▶ [What is expected]: Retype the lines beneath this one, from the first through the line containing "0.0011, 0.0009, 0.0003, 0.0002, 0.0009, 0.0017]". Pictures are left out.

▶ [Stored data]:
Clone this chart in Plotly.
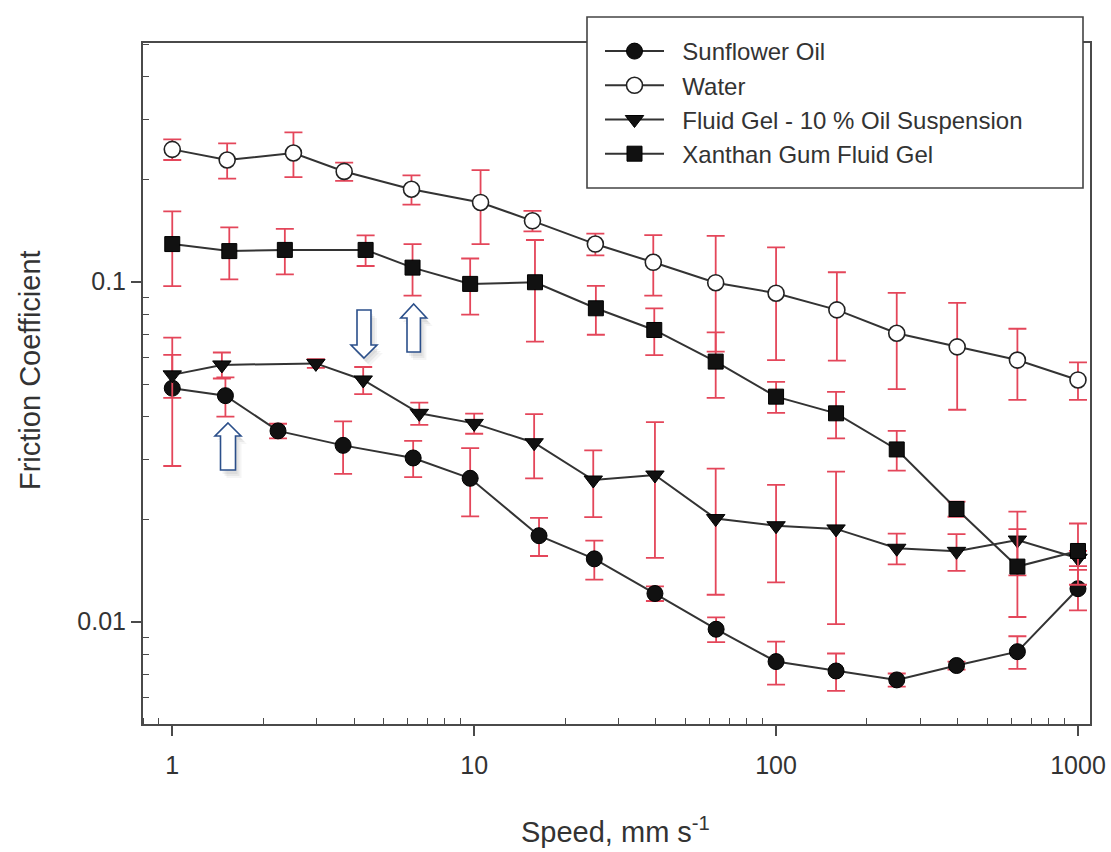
import plotly.graph_objects as go
import math

# ---------------- data ----------------
sun_x = [1.0, 1.5, 2.24, 3.68, 6.28, 9.7, 16.4, 25.0, 39.7, 63.3, 100, 158, 251, 396, 630, 1000]
sun_y = [0.0486, 0.0462, 0.0364, 0.0330, 0.0303, 0.0264, 0.0179, 0.0153, 0.0121, 0.0095,
         0.00763, 0.00716, 0.00674, 0.00743, 0.00816, 0.0125]
sun_e = [0.0199, 0.0061, 0.0018, 0.0058, 0.0037, 0.0060, 0.0023, 0.0020, 0.0006, 0.0008,
         0.0011, 0.0009, 0.0003, 0.0002, 0.0009, 0.0017]

wat_x = [1.0, 1.52, 2.52, 3.71, 6.2, 10.5, 15.6, 25.2, 39.2, 63.1, 100, 159, 251, 398, 630, 1000]
wat_y = [0.245, 0.228, 0.239, 0.211, 0.187, 0.171, 0.151, 0.129, 0.114, 0.0993,
         0.0925, 0.0826, 0.0705, 0.0643, 0.0588, 0.0514]
wat_e = [0.017, 0.027, 0.036, 0.013, 0.0185, 0.042, 0.0105, 0.0095, 0.023, 0.037,
         0.0337, 0.024, 0.0222, 0.0223, 0.0139, 0.0065]

fg_x = [1.0, 1.46, 2.99, 4.29, 6.58, 10.0, 15.8, 24.8, 39.7, 63.1, 100, 158, 251, 396, 630, 1000]
fg_y = [0.0532, 0.0569, 0.0575, 0.0514, 0.0410, 0.0383, 0.0336, 0.0261, 0.0270, 0.0201,
        0.01915, 0.01874, 0.01644, 0.0161, 0.01738, 0.01536]
fg_e = [0.0077, 0.0050, 0.0017, 0.0047, 0.0031, 0.0026, 0.0072, 0.0058, 0.0116, 0.0081,
        0.0061, 0.0089, 0.0017, 0.0020, 0.0037, 0.0008]

xg_x = [1.0, 1.545, 2.36, 4.37, 6.25, 9.7, 15.9, 25.3, 39.5, 63.1, 100, 158, 251, 396, 630, 1000]
xg_y = [0.129, 0.123, 0.124, 0.124, 0.110, 0.0985, 0.0996, 0.0835, 0.0721, 0.0582,
        0.0459, 0.041, 0.0321, 0.02145, 0.01452, 0.01614]
xg_e = [0.032, 0.0215, 0.019, 0.0128, 0.019, 0.0185, 0.033, 0.0137, 0.0113, 0.0127,
        0.0048, 0.0064, 0.0043, 0.0011, 0.0042, 0.0033]

series_names = ["Sunflower Oil", "Water", "Fluid Gel - 10 % Oil Suspension", "Xanthan Gum Fluid Gel"]

x_tickvals = [1, 10, 100, 1000]
x_ticktext = ["1", "10", "100", "1000"]
y_tickvals = [0.01, 0.1]
y_ticktext = ["0.01", "0.1"]

x_title = "Speed, mm s<sup>-1</sup>"
y_title = "Friction Coefficient"

# ---------------- styling ----------------
FONT = "Liberation Sans, Arial, sans-serif"
TXT = "#333333"
AX = "#4a4a4a"
LINE = "#333333"
ERR = "#e4465a"

def err_style(e):
    return dict(type="data", array=e, visible=True, color=ERR, thickness=1.8, width=9)

fig = go.Figure()
specs = [
    (sun_x, sun_y, sun_e, series_names[0], dict(symbol="circle", size=16, color="#111111",
                                                  line=dict(color="#000000", width=1))),
    (wat_x, wat_y, wat_e, series_names[1], dict(symbol="circle", size=16, color="#ffffff",
                                                  line=dict(color="#222222", width=1.6))),
    (fg_x, fg_y, fg_e, series_names[2], dict(symbol="triangle-down", size=16, color="#111111",
                                               line=dict(color="#000000", width=1))),
    (xg_x, xg_y, xg_e, series_names[3], dict(symbol="square", size=15, color="#111111",
                                               line=dict(color="#000000", width=1))),
]
for i, (xs, ys, es, nm, mk) in enumerate(specs):
    fig.add_trace(go.Scatter(
        x=xs, y=ys, name="\u00a0\u00a0" + nm, mode="lines+markers", legendgroup=f"g{i}",
        line=dict(color=LINE, width=2), marker=mk, error_y=err_style(es),
    ))

# ---------------- helpers for paper coordinates ----------------
L, R, T, B = 143, 1090, 43, 724
def px(x):
    return (x - L) / (R - L)
def py(y):
    return (B - y) / (B - T)

# ---------------- block arrows ----------------
def up_arrow(cx, top, bottom, hw, sw, headh):
    return [(cx, top), (cx + hw, top + headh), (cx + sw, top + headh), (cx + sw, bottom),
            (cx - sw, bottom), (cx - sw, top + headh), (cx - hw, top + headh)]

def down_arrow(cx, top, bottom, hw, sw, headh):
    return [(cx, bottom), (cx + hw, bottom - headh), (cx + sw, bottom - headh), (cx + sw, top),
            (cx - sw, top), (cx - sw, bottom - headh), (cx - hw, bottom - headh)]

def to_path(pts, dx=0, dy=0):
    return "M " + " L ".join(f"{px(x+dx):.5f},{py(y+dy):.5f}" for x, y in pts) + " Z"

arrows = [
    up_arrow(228, 423, 470, 13, 7.5, 13),
    down_arrow(364, 310, 358, 13, 7, 13),
    up_arrow(413.7, 304, 352, 13, 6.7, 14),
]
for pts in arrows:
    for k, a in [(7, 0.04), (5, 0.05), (3, 0.05)]:
        fig.add_shape(type="path", path=to_path(pts, k - 1, k + 1), xref="paper", yref="paper",
                      fillcolor=f"rgba(0,0,0,{a})", line=dict(width=0), layer="above")
    fig.add_shape(type="path", path=to_path(pts), xref="paper", yref="paper",
                  fillcolor="#ffffff", line=dict(color="#2b4f8a", width=1.6), layer="above")

# ---------------- legend frame (drawn as a box, legend itself borderless) ----------------
fig.add_shape(type="rect", xref="paper", yref="paper",
              x0=px(587), x1=px(1083), y0=py(188), y1=py(17),
              fillcolor="#ffffff", line=dict(color="#444444", width=1.6), layer="above")

# ---------------- axis titles ----------------
fig.add_annotation(text=x_title, xref="paper", yref="paper", x=px(615), y=py(830),
                   xanchor="center", yanchor="middle", showarrow=False,
                   font=dict(family=FONT, size=29, color=TXT))
fig.add_annotation(text=y_title, xref="paper", yref="paper", x=px(30), y=py(370),
                   xanchor="center", yanchor="middle", showarrow=False, textangle=-90,
                   font=dict(family=FONT, size=29, color=TXT))

# ---------------- axes ----------------
x_minor = [v * m for v in [0.1, 1, 10, 100, 1000] for m in range(2, 10)] + [0.9]
y_minor = [v * m for v in [0.001, 0.01, 0.1] for m in range(2, 10)]

axis_common = dict(
    showline=True, linecolor=AX, linewidth=2, mirror=True,
    ticks="outside", ticklen=10, tickwidth=1.6, tickcolor=AX,
    showgrid=False, zeroline=False,
    tickfont=dict(family=FONT, size=25, color=TXT),
    tickmode="array", automargin=False,
)

fig.update_xaxes(
    type="log", range=[math.log10(0.8), math.log10(1096)],
    tickvals=x_tickvals, ticktext=x_ticktext,
    minor=dict(tickmode="array", tickvals=x_minor, ticks="inside", ticklen=6,
               tickwidth=1.4, tickcolor=AX, showgrid=False),
    ticklabelstandoff=8,
    **axis_common,
)
fig.update_yaxes(
    type="log", range=[math.log10(0.005), math.log10(0.5035)],
    tickvals=y_tickvals, ticktext=y_ticktext,
    minor=dict(tickmode="array", tickvals=y_minor, ticks="inside", ticklen=6,
               tickwidth=1.4, tickcolor=AX, showgrid=False),
    ticklabelstandoff=0,
    **axis_common,
)

fig.update_layout(
    width=1111, height=852,
    margin=dict(l=L, r=1111 - R, t=T, b=852 - B, autoexpand=False),
    paper_bgcolor="#ffffff", plot_bgcolor="#ffffff",
    showlegend=True,
    legend=dict(
        x=px(600), y=py(29), xanchor="left", yanchor="top",
        bgcolor="rgba(0,0,0,0)", borderwidth=0,
        font=dict(family=FONT, size=24, color=TXT),
        tracegroupgap=0, itemwidth=59,
    ),
)

fig.write_html("out.html", config={"displayModeBar": False},
               post_script="document.body.style.margin='0px';")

▶ [Output for this task]:
Clone this chart in Plotly.
import plotly.graph_objects as go
import math

# ---------------- data ----------------
sun_x = [1.0, 1.5, 2.24, 3.68, 6.28, 9.7, 16.4, 25.0, 39.7, 63.3, 100, 158, 251, 396, 630, 1000]
sun_y = [0.0486, 0.0462, 0.0364, 0.0330, 0.0303, 0.0264, 0.0179, 0.0153, 0.0121, 0.0095,
         0.00763, 0.00716, 0.00674, 0.00743, 0.00816, 0.0125]
sun_e = [0.0199, 0.0061, 0.0018, 0.0058, 0.0037, 0.0060, 0.0023, 0.0020, 0.0006, 0.0008,
         0.0011, 0.0009, 0.0003, 0.0002, 0.0009, 0.0017]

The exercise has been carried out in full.